Most students can understand why the school censors sites such as Facebook or Twitter, and the district doesn’t acknowledge that sites such as YouTube can be used as an educational tool. There are Khan Academy demonstrations, videos on cellular respiration or and scenes from “Romeo and Juliet.” Videos can strongly supplement the Shaker curriculum. (I would know. YouTube is the reason I passed freshman science).

One technological accessory the school district provides is a centralized email server for teachers. Why not extend this to students? It wouldn’t cost much to make the addition, and it’s something that could help students access their documents at home and school.

The use of phones is still frowned upon by high school security guards. If you are seen with your phone or iPod out in the hall (or even during lunch) you may have your property confiscated with little or no explanation.
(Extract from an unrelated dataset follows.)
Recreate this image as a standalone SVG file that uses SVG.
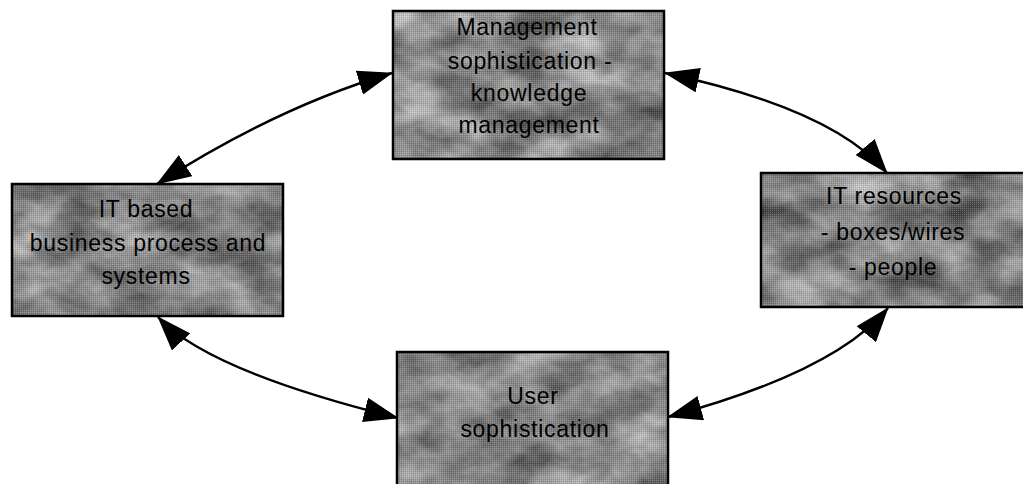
<svg xmlns="http://www.w3.org/2000/svg" width="1023" height="484" viewBox="0 0 1023 484">
<style>
.box{stroke:#000;stroke-width:2.5;fill:none}
.tex{fill:#888}
.lbl{font-family:"Liberation Sans",Arial,sans-serif;font-size:23px;letter-spacing:0.7px;fill:#000;text-anchor:middle}
.conn{fill:none;stroke:#000;stroke-width:2.5;marker-start:url(#ah);marker-end:url(#ah)}
</style>
<defs>
<marker id="ah" viewBox="0 0 35 25" refX="34" refY="12.5" markerWidth="35" markerHeight="25" markerUnits="userSpaceOnUse" orient="auto-start-reverse">
<path d="M0,0 L35,12.5 L0,25 z" fill="#000"/>
</marker>
<filter id="mottle" x="0" y="0" width="100%" height="100%" color-interpolation-filters="sRGB">
<feTurbulence type="fractalNoise" baseFrequency="0.018 0.03" numOctaves="4" seed="7" result="n"/>
<feColorMatrix in="n" type="matrix" values="0.75 0 0 0 0.14  0.75 0 0 0 0.14  0.75 0 0 0 0.14  0 0 0 0 1" result="g"/>
<feComposite in="g" in2="SourceGraphic" operator="in"/>
</filter>
<pattern id="dither" width="2" height="2" patternUnits="userSpaceOnUse">
<rect width="1" height="1" fill="#fff" opacity="0.2"/>
<rect x="1" y="1" width="1" height="1" fill="#000" opacity="0.15"/>
</pattern>
</defs>
<rect width="1023" height="484" fill="#fff"/>

<g id="connectors">
<path class="conn" d="M392,73 Q277,107 157,184"/>
<path class="conn" d="M665,73 Q833,109 887,173"/>
<path class="conn" d="M158,317 Q208,371 398,418"/>
<path class="conn" d="M888,308 Q835,372 668,417"/>
</g>

<g id="node-management">
<rect class="tex" x="393" y="11" width="271" height="148" filter="url(#mottle)"/>
<rect x="393" y="11" width="271" height="148" fill="url(#dither)"/>
<rect class="box" x="393" y="11" width="271" height="148"/>
<text class="lbl" x="527" y="35">Management</text>
<text class="lbl" x="530" y="69">sophistication -</text>
<text class="lbl" x="529" y="101">knowledge</text>
<text class="lbl" x="529" y="133">management</text>
</g>

<g id="node-it-business">
<rect class="tex" x="12" y="184" width="271" height="132" filter="url(#mottle)"/>
<rect x="12" y="184" width="271" height="132" fill="url(#dither)"/>
<rect class="box" x="12" y="184" width="271" height="132"/>
<text class="lbl" x="146" y="217">IT based</text>
<text class="lbl" x="148" y="251">business process and</text>
<text class="lbl" x="146" y="284">systems</text>
</g>

<g id="node-it-resources">
<rect class="tex" x="761" y="173" width="270" height="134" filter="url(#mottle)"/>
<rect x="761" y="173" width="270" height="134" fill="url(#dither)"/>
<rect class="box" x="761" y="173" width="270" height="134"/>
<text class="lbl" x="894" y="204">IT resources</text>
<text class="lbl" x="893" y="240">- boxes/wires</text>
<text class="lbl" x="893" y="275">- people</text>
</g>

<g id="node-user">
<rect class="tex" x="397" y="352" width="271" height="140" filter="url(#mottle)"/>
<rect x="397" y="352" width="271" height="140" fill="url(#dither)"/>
<rect class="box" x="397" y="352" width="271" height="140"/>
<text class="lbl" x="533" y="404">User</text>
<text class="lbl" x="535" y="437">sophistication</text>
</g>
</svg>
Shaker students who own smart phones can surf the web faster than the school computers can. Why not take advantage of kids’ hand-held technology? Research, calculations, and now, even some textbooks are accessible from iPads, which could dramatically reduce textbook costs.

While this technological problem seems to result from not adapting for a few decades, it is about 130 years late. Our education system was originally designed like Industrial Revolution-era factories; the schedules are run by bells, and the classrooms designed in the likeness of assembly lines are not too different from the systems employed at the turn of the century. It won’t be easy, but the transition from the Industrial Revolution-era schooling to this generation’s education system can happen.

Let’s hope that two decades from now we will have improved our technological standard; if not, postal carriers won’t be the only ones in the unemployment line.